The real estate world of David Mamet’s Pulitzer Prize-winning Glengarry Glen Ross is a cutthroat, dog-eat-dog business, where the salesmen are pitted against each other to see who will win a Cadillac and who will lose his job. It is Mamet’s jaundiced view of the American way of commerce, an all-male landscape brimming with testosterone and casual profanity.
As seen at the Maltz Jupiter Theatre, the stakes are high for Mamet’s characters, who sell probably dubious resort land in Florida, located far from their dreary Chicago office. Closest to the edge of unemployment is Shelly “The Machine” Levene (Rob Donohoe), the former sales ace, now over-the-hill — Mamet’s version of Arthur Miller’s Willy Loman. He blames the stale sales leads he has been given for his recent inability to close a deal, a self-perpetuating system where the more productive salesmen get fed the better prospects.
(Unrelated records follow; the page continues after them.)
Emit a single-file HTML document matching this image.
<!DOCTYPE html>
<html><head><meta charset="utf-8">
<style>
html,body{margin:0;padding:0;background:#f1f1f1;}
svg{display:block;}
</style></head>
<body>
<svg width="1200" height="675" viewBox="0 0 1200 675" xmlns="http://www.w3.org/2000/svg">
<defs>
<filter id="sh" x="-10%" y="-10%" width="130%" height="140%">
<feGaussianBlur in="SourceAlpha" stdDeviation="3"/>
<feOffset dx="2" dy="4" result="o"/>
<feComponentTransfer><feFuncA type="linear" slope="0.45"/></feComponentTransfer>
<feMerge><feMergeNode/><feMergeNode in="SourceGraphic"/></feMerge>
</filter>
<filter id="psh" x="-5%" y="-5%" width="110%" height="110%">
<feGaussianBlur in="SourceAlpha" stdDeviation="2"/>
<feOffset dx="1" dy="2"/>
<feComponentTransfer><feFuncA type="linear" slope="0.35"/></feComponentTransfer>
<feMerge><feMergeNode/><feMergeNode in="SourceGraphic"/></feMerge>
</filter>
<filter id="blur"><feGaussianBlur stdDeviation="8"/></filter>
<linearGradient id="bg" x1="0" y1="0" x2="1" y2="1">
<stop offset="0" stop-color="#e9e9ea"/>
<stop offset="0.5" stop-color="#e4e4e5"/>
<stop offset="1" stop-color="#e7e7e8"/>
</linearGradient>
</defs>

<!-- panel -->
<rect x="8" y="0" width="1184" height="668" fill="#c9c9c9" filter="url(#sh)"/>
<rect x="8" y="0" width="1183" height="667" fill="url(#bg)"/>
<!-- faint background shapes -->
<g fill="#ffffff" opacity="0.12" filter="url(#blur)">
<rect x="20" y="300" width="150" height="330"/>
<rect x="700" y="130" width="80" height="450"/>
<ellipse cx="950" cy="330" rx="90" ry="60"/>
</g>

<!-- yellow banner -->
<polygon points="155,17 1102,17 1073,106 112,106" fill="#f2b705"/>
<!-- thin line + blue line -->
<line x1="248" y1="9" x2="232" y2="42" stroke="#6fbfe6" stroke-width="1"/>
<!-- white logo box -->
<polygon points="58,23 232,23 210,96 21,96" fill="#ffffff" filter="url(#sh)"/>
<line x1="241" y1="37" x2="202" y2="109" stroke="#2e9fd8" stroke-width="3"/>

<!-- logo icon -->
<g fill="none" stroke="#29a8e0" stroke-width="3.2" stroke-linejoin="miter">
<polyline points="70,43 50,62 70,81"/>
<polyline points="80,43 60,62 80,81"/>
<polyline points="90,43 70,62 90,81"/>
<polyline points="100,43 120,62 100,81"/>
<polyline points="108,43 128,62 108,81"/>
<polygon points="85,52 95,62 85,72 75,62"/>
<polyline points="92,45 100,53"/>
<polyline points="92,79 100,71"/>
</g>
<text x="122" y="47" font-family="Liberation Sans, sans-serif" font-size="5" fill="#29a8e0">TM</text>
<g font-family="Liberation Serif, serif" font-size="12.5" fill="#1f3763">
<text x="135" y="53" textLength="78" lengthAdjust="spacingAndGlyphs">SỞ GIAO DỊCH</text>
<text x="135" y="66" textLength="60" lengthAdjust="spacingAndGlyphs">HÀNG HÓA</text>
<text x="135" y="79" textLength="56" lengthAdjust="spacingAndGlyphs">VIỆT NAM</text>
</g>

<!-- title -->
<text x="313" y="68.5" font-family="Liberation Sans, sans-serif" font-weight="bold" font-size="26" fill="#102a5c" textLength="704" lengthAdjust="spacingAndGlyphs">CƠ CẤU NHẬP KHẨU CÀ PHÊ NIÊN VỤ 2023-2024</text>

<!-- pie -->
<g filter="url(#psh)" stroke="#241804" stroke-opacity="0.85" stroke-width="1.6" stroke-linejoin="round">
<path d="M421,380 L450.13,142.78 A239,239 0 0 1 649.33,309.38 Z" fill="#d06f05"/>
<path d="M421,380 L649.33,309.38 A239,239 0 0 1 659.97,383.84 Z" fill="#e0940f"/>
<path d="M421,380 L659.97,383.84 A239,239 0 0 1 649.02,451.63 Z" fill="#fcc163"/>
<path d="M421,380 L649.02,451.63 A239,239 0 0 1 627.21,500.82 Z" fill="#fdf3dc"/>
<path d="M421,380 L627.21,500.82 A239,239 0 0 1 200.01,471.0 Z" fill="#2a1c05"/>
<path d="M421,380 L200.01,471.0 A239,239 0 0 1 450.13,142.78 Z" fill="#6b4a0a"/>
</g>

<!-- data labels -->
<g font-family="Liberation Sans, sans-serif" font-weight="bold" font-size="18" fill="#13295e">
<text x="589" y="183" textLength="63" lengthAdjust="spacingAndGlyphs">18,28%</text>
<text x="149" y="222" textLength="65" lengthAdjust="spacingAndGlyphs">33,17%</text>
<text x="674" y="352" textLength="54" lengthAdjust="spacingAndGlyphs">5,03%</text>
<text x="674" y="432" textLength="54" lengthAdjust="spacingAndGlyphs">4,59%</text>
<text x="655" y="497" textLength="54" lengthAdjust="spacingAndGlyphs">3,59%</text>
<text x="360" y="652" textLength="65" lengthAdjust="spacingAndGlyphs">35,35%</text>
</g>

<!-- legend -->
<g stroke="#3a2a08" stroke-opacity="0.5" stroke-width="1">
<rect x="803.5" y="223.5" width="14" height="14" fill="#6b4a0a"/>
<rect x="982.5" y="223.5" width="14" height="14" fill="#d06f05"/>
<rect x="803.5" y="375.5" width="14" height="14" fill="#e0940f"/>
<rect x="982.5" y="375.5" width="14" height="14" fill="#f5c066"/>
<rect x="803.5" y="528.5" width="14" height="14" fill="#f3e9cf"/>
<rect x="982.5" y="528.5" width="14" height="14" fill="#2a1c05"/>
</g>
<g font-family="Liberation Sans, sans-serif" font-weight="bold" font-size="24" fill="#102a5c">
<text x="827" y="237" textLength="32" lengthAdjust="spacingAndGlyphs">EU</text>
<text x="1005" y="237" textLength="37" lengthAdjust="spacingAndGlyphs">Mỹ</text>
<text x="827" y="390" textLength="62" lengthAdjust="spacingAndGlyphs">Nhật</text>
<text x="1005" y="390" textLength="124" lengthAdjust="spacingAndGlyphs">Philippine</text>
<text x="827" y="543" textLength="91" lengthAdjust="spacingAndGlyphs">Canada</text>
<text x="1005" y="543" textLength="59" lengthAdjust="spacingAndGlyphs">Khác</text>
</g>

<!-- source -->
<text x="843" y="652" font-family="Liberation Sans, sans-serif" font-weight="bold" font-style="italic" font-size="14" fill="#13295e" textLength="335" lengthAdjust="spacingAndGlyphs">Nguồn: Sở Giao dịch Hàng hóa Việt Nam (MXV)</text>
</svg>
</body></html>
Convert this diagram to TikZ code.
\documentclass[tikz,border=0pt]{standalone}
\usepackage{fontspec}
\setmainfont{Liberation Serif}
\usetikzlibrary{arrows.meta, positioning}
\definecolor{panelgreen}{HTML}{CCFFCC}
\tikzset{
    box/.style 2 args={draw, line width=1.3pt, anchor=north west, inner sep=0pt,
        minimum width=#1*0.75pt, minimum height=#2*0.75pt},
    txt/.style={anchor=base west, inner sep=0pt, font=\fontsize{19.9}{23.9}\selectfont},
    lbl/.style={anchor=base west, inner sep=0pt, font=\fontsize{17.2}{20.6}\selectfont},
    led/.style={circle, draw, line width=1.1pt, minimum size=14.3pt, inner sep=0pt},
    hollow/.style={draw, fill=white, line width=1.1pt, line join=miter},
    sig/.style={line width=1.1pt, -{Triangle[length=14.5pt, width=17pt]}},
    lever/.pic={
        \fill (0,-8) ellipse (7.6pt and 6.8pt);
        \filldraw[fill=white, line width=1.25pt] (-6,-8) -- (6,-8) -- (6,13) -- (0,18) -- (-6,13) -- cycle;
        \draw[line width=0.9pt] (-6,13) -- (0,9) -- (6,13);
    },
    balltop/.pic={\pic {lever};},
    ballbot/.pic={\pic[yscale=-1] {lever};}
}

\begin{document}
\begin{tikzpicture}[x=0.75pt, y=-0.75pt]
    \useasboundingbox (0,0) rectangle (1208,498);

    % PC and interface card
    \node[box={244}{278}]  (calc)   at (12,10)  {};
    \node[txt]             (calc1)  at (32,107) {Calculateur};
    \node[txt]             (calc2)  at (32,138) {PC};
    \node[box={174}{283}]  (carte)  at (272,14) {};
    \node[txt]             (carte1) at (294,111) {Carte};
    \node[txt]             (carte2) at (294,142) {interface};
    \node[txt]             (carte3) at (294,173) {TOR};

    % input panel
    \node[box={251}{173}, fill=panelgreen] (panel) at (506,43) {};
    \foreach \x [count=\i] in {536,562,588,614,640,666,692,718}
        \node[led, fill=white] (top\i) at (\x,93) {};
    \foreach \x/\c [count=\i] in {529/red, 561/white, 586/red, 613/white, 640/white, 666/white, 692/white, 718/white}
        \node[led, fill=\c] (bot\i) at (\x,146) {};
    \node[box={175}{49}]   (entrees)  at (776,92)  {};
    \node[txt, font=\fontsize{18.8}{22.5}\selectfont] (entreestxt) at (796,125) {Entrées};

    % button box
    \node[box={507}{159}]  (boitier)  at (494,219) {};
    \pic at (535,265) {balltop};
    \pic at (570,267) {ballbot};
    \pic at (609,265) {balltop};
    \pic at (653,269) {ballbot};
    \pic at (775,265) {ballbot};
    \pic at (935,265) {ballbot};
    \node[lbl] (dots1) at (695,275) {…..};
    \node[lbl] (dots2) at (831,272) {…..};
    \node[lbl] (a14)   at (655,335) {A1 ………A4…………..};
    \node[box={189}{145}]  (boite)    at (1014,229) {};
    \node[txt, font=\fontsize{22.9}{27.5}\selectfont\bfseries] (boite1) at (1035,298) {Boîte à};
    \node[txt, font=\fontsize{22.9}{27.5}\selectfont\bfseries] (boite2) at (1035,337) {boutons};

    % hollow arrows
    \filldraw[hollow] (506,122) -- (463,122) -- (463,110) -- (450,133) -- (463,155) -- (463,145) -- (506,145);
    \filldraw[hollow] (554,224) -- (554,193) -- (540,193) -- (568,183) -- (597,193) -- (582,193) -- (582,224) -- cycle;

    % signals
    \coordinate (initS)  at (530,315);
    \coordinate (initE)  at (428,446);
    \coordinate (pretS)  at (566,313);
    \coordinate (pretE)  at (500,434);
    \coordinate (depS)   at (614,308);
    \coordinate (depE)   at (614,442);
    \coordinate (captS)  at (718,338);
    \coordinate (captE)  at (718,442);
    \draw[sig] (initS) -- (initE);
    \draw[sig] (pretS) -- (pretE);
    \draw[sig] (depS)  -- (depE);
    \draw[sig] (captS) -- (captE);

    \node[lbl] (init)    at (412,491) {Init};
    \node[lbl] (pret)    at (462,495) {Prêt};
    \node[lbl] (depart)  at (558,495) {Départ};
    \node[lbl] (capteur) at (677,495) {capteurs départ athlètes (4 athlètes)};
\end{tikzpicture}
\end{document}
Mamet populates his play with numerous vivid characters. In addition to Levene, there is Ricky Roma (Peter Allas), the nimble-tongued, nattily dressed perennial sales board leader, and Dave Moss (John Leonard Thompson), a human pit bull, angry at the world. The office manager, John Williamson (Cliff Burgess), is in over his head and insecure, not respected by his employees, who know his only qualification for the job is being the boss’s nephew. And there is James Lingk (Dan Leonard), a meek potential customer of Roma’s, who intimidates him almost as much as his own wife.
We meet them all first in two-character scenes at a Chinese restaurant near the office. There Mamet gets our ears attuned to his verbal riffs — a plea for better sales leads, idle expressed thoughts of stealing those leads and the beginnings of a pitch to a potential pigeon.
After intermission — when a considerable number of opening-night theatergoers decided to leave, presumably because of the play’s strong language — we get the main event, as the action moves to the sales office where a robbery of those leads, as well as contracts, office equipment and telephones, has taken place.
As a detective interrogates the sales force, Levene arrives with a new self-confidence, having just sold multiple units. His ebullience will be short-lived, but Donohoe plays it to the hilt, as well as the subsequent deflation. Meanwhile, Allas’s Roma fires verbal doubletalk at Lingk to keep him on the hook, as the office scene grows increasingly chaotic, skillfully staged by J. Barry Lewis.
This all takes place on a shabby, ransacked office set by Anne Mundell, a distinct contrast to her red lacquer Chinese eatery of the first act. The sales force knows to dress for success, with flashy double-breasted power suits by designer Robin McGee.
In a little more than 90 minutes, Mamet pays homage to the scrappy, glib real estate soldiers he worked alongside in an eye-opening summer job when he was young. In their desperation to succeed or at least survive is a metaphor for the way America in the trenches does business.